Still, you hope against hope. For Red Sox fans, it was pleasant to bask in the glory of 2004 and to believe the old magic might reappear in the playoffs. Our Tim O’Sullivan took this view when Boston lost the opener to Chicago 14-2. The headline on his column read: “Relax fans, they’re looking ahead.” Even after the Red Sox lost the second game, our Dave D’Onofrio’s front-page column was headlined: “A bad spot, but it’s familiar.”
That second game was my first look at the Chicago reliever Bobby Jenks. With my East Coast bias, I had been saying that neither the Angels nor the White Sox scared me. Jenks scared me. Champions have lights-out closers. Jenks is one.
As for the Yankees, my gosh, what a strange ride. I’ve liked the Yankees since I was a boy. I grew up liking the Red Sox, too, but if you live in New England, you have to choose. You can’t root for both. The rivalry is too personal. But I find it hard to believe George Steinbrenner and his front office abandoned the formula that combined bought and homegrown stars with solid journeyman – Paul O’Neill, Scott Brosius, Tino Martinez in his first tour. It is beyond me why the Yankee brass has to keep proving to itself that money isn’t everything.

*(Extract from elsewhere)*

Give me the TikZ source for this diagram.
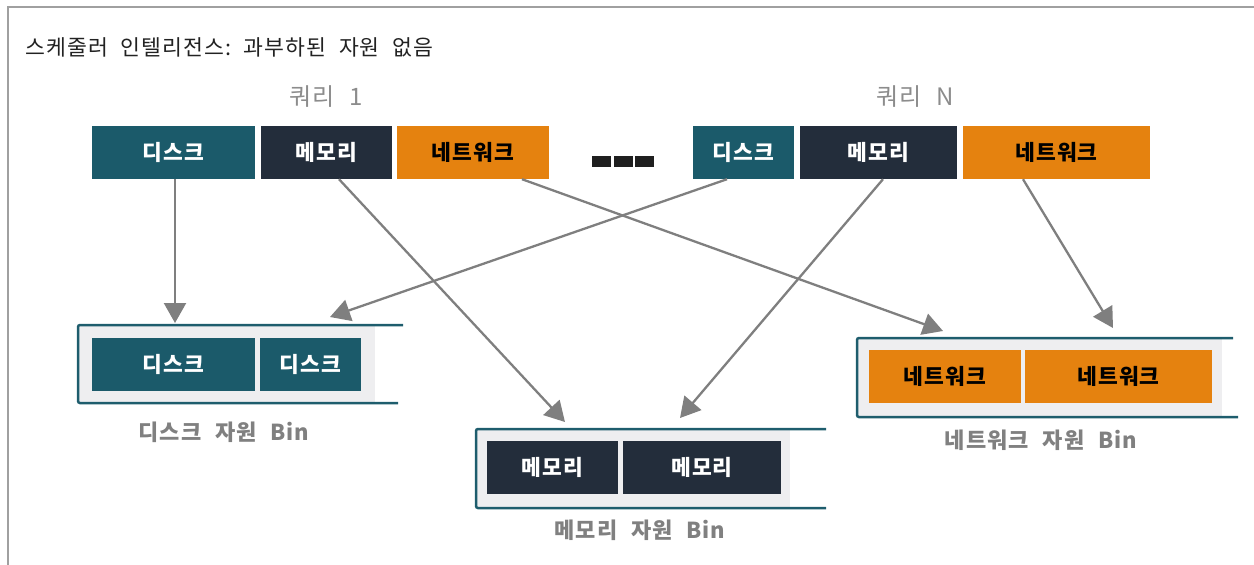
\documentclass[tikz,border=0pt]{standalone}
\usepackage{fontspec}
\setmainfont{Noto Sans CJK KR}[LetterSpace=5]
\usetikzlibrary{arrows.meta}
\definecolor{teal}{HTML}{1B5A6A}
\definecolor{darkbox}{HTML}{232D3B}
\definecolor{orangebox}{HTML}{E5820F}
\definecolor{binfill}{HTML}{EEEEF0}
\definecolor{binline}{HTML}{1E5D6D}
\definecolor{arrowgray}{HTML}{7F7F7F}
\definecolor{framegray}{HTML}{A0A0A0}
\definecolor{labelgray}{HTML}{808080}
\definecolor{querygray}{HTML}{8C8C8C}
\definecolor{titlecol}{HTML}{222222}
\newcommand{\wsp}{\hspace{0.62em}}
\tikzset{
  res/.style={rectangle, inner sep=0pt, minimum height=53pt, font=\fontsize{21.5}{24}\selectfont\bfseries},
  diskbox/.style={res, fill=teal, text=white},
  membox/.style={res, fill=darkbox, text=white},
  netbox/.style={res, fill=orangebox, text=black},
  conn/.style={draw=arrowgray, line width=2.3pt, -{Triangle[length=20pt,width=22pt]}},
  binlabel/.style={font=\fontsize{22}{24}\selectfont\bfseries, text=labelgray, inner sep=0pt},
  querylabel/.style={font=\fontsize{24}{26}\selectfont, text=querygray, inner sep=0pt},
  binedge/.style={draw=binline, line width=2.5pt, rounded corners=2pt},
  dashbox/.style={rectangle, fill=black!88, inner sep=0pt, minimum width=19pt, minimum height=11pt}
}
\begin{document}
\begin{tikzpicture}[x=1pt,y=-1pt]
\useasboundingbox (0,0) rectangle (1254,565);
% frame
\draw[framegray, line width=2pt] (8,570) -- (8,7) -- (1260,7);
% title
\node[anchor=west, inner sep=0pt, font=\fontsize{21.6}{24}\selectfont, text=titlecol] (title) at (25,47) {스케줄러\hspace{0.58em}인텔리전스:\hspace{0.58em}과부하된\hspace{0.58em}자원\hspace{0.58em}없음};
% query labels
\node[querylabel] (q1) at (326,97) {쿼리\wsp 1};
\node[querylabel] (qn) at (915,97) {쿼리\wsp N};
% top boxes
\node[diskbox, minimum width=163pt] (disk1) at (173.5,152.5) {디스크};
\node[membox, minimum width=131pt] (mem1) at (326.5,152.5) {메모리};
\node[netbox, minimum width=152pt] (net1) at (473,152.5) {네트워크};
\node[dashbox] (d1) at (601.5,161.5) {};
\node[dashbox] (d2) at (623.5,161.5) {};
\node[dashbox] (d3) at (644.5,161.5) {};
\node[diskbox, minimum width=101pt] (diskN) at (743.5,152.5) {디스크};
\node[membox, minimum width=157pt] (memN) at (878.5,152.5) {메모리};
\node[netbox, minimum width=187pt] (netN) at (1056.5,152.5) {네트워크};
% disk bin
\fill[binfill] (78,325) rectangle (375,403);
\draw[binedge] (403,325) -- (78,325) -- (78,403) -- (398,403);
\node[diskbox, minimum width=163pt] (diskA) at (173.5,364.5) {디스크};
\node[diskbox, minimum width=101pt] (diskB) at (310.5,364.5) {디스크};
\node[binlabel] (diskbin) at (224,432) {디스크\wsp 자원\wsp Bin};
% memory bin
\fill[binfill] (476,429) rectangle (790,508);
\draw[binedge] (826,429) -- (476,429) -- (476,508) -- (826,508);
\node[membox, minimum width=131pt] (memA) at (552.5,467.5) {메모리};
\node[membox, minimum width=158pt] (memB) at (702,467.5) {메모리};
\node[binlabel] (membin) at (640,530) {메모리\wsp 자원\wsp Bin};
% network bin
\fill[binfill] (857,338) rectangle (1222,417);
\draw[binedge] (1233,338) -- (857,338) -- (857,417) -- (1238,417);
\node[netbox, minimum width=152pt] (netA) at (945,376.5) {네트워크};
\node[netbox, minimum width=187pt] (netB) at (1118.5,376.5) {네트워크};
\node[binlabel] (netbin) at (1041,440) {네트워크\wsp 자원\wsp Bin};
% arrow end points
\coordinate (tDisk1) at (175,323);
\coordinate (tDiskN) at (330,317);
\coordinate (tMem1) at (565,422);
\coordinate (tMemN) at (680,418);
\coordinate (tNet1) at (943,331);
\coordinate (tNetN) at (1113,328);
% connectors
\draw[conn] ([xshift=1.5pt]disk1.south) -- (tDisk1);
\draw[conn] ([xshift=12.5pt]mem1.south) -- (tMem1);
\draw[conn] ([xshift=49pt]net1.south) -- (tNet1);
\draw[conn] ([xshift=-16.5pt]diskN.south) -- (tDiskN);
\draw[conn] ([xshift=4.5pt]memN.south) -- (tMemN);
\draw[conn] ([xshift=-33.5pt]netN.south) -- (tNetN);
\end{tikzpicture}
\end{document}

The poster boy for this philosophy is Alex Rodriquez. For all the beauty of his game at times, how hard it is to like him. What an irony it will be if he wins the MVP. At crunch time, it is as though his $252 million contract is an anvil on his back. When he came up in the ninth inning last night, I muttered under my breath that Joe Torre ought to give him the bunt sign. Even though the Yankees were two runs down, and even though A-Rod had led the league in homers, I knew he was going to hit into a double play.
So now we fans – of the Red Sox and Yankees alike – face a long winter with nothing to taunt each other about. When spring returns and we emerge from baseball hibernation, we’ll be as eager as ever for the next chapter in the greatest rivalry in sport. Even so, there is so much wrong with these teams that it is hard to imagine either can make enough moves to hide or fix all the flaws.